The following example is pulled directly from the IRS:

  • Example 1. (i) H and W are married and file a joint return. H is the sole shareholder of an S corporation that conducts a grocery store trade or business activity. W is the sole shareholder of an S corporation that owns and rents out a building. Part of the building is rented to H’s grocery store trade or business activity (the grocery store rental). The grocery store rental and the grocery store trade or business are not insubstantial in relation to each other.

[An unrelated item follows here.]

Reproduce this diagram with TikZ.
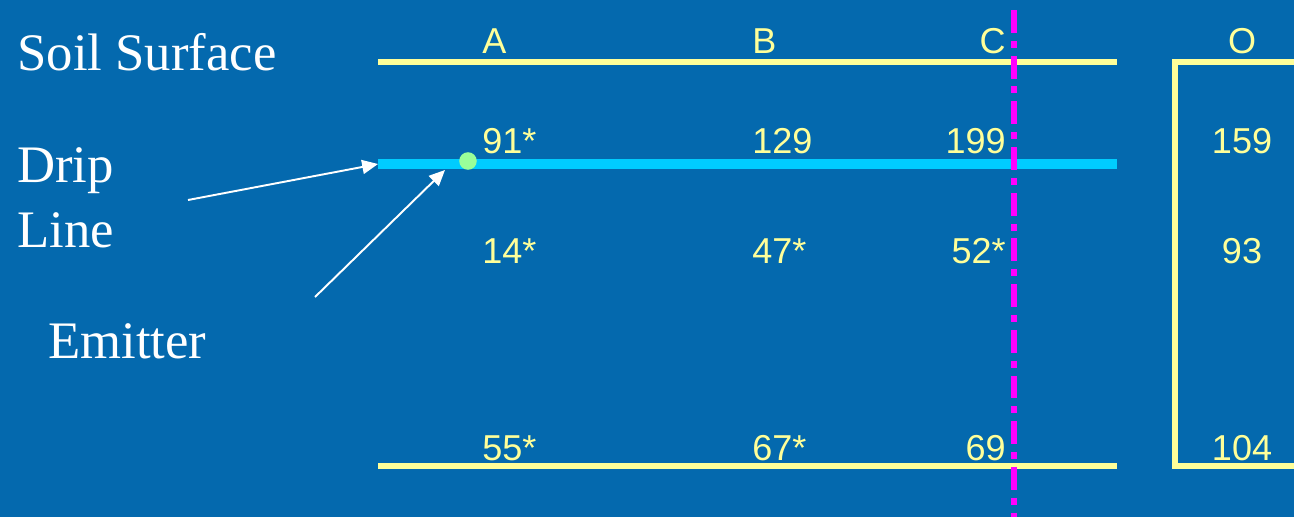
\documentclass[tikz,border=0pt]{standalone}
\usepackage{fontspec}
\setmainfont{Liberation Serif}
\newfontfamily\arialfont{Liberation Sans}
\usetikzlibrary{arrows.meta,positioning}
\definecolor{SoilBlue}{RGB}{4,105,174}
\definecolor{SoilYellow}{RGB}{255,255,153}
\definecolor{DripCyan}{RGB}{0,204,255}
\definecolor{CutMagenta}{RGB}{255,0,255}
\definecolor{EmitGreen}{RGB}{153,255,153}
\tikzset{
  lbl/.style={text=white,font=\fontsize{30}{34}\selectfont,inner sep=0pt},
  val/.style={text=SoilYellow,font=\arialfont\fontsize{20.5}{24}\selectfont,inner sep=0pt},
  soil/.style={SoilYellow,line width=3.4pt},
  pointer/.style={white,line width=1.1pt,-{Triangle[length=9pt,width=8pt]}}
}

\begin{document}
\begin{tikzpicture}[x=0.2mm,y=-0.2mm]
  \fill[SoilBlue] (0,0) rectangle (1294,517);
  \useasboundingbox (0,0) rectangle (1294,517);
  % soil profile
  \draw[soil] (378,62) -- (1117,62);
  \draw[soil] (378,466) -- (1117,466);
  \draw[soil] (1294,62) -- (1175,62) -- (1175,466) -- (1294,466);
  \draw[DripCyan,line width=6.2pt] (378,164) coordinate (dripL) -- (1117,164);
  \draw[CutMagenta,line width=3.4pt,dash pattern=on 13pt off 4.5pt on 4pt off 4.5pt]
       (1014,10) -- (1014,517);
  \node[circle,fill=EmitGreen,minimum size=10pt,inner sep=0pt] (emit) at (468,161) {};
  % left labels
  \node[lbl,anchor=base west] (soilsurf) at (17,70) {Soil Surface};
  \node[lbl,anchor=base west] (drip) at (17,182) {Drip};
  \node[lbl,anchor=base west] (line) at (17,247) {Line};
  \node[lbl,anchor=base west] (emitter) at (48,358) {Emitter};
  \coordinate (dripT) at (188,200);
  \coordinate (emitT) at (315,297);
  \coordinate (emitH) at (445,170);
  \draw[pointer] (dripT) -- (dripL);
  \draw[pointer] (emitT) -- (emitH);
  % column A
  \node[val,anchor=base west] (hA) at (482,53) {A};
  \node[val,anchor=base west] (a1) at (482,153) {91*};
  \node[val,anchor=base west] (a2) at (482,263) {14*};
  \node[val,anchor=base west] (a3) at (482,460) {55*};
  % column B
  \node[val,anchor=base west] (hB) at (752,53) {B};
  \node[val,anchor=base west] (b1) at (752,153) {129};
  \node[val,anchor=base west] (b2) at (752,263) {47*};
  \node[val,anchor=base west] (b3) at (752,460) {67*};
  % column C
  \node[val,anchor=base east] (hC) at (1006,53) {C};
  \node[val,anchor=base east] (c1) at (1006,153) {199};
  \node[val,anchor=base east] (c2) at (1006,263) {52*};
  \node[val,anchor=base east] (c3) at (1006,460) {69};
  % column O
  \node[val,anchor=base] (hO) at (1242,53) {O};
  \node[val,anchor=base] (o1) at (1242,153) {159};
  \node[val,anchor=base] (o2) at (1242,263) {93};
  \node[val,anchor=base] (o3) at (1242,460) {104};
\end{tikzpicture}
\end{document}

  • (ii) Because they file a joint return, H and W are treated as one taxpayer for purposes of section 469. See §1.469–1T(j). Therefore, the sole owner of the trade or business activity (taxpayer H–W) is also the sole owner of the rental activity. Consequently, each owner of the trade or business activity has the same proportionate ownership interest in the rental activity. Accordingly, the grocery store rental and the grocery store trade or business activity may be grouped together (under paragraph (d)(1)(i) of this section) into a single trade or business activity, if the grouping is appropriate under paragraph (c) of this section.

  • Example 2. Attorney D is a sole practitioner in town X. D also wholly owns residential real estate in town X that D rents to third parties. D’s law practice is a trade or business activity within the meaning of paragraph (b)(1) of this section. The residential real estate is a rental activity within the meaning of §1.469–1T(e)(3) and is insubstantial in relation to D’s law practice.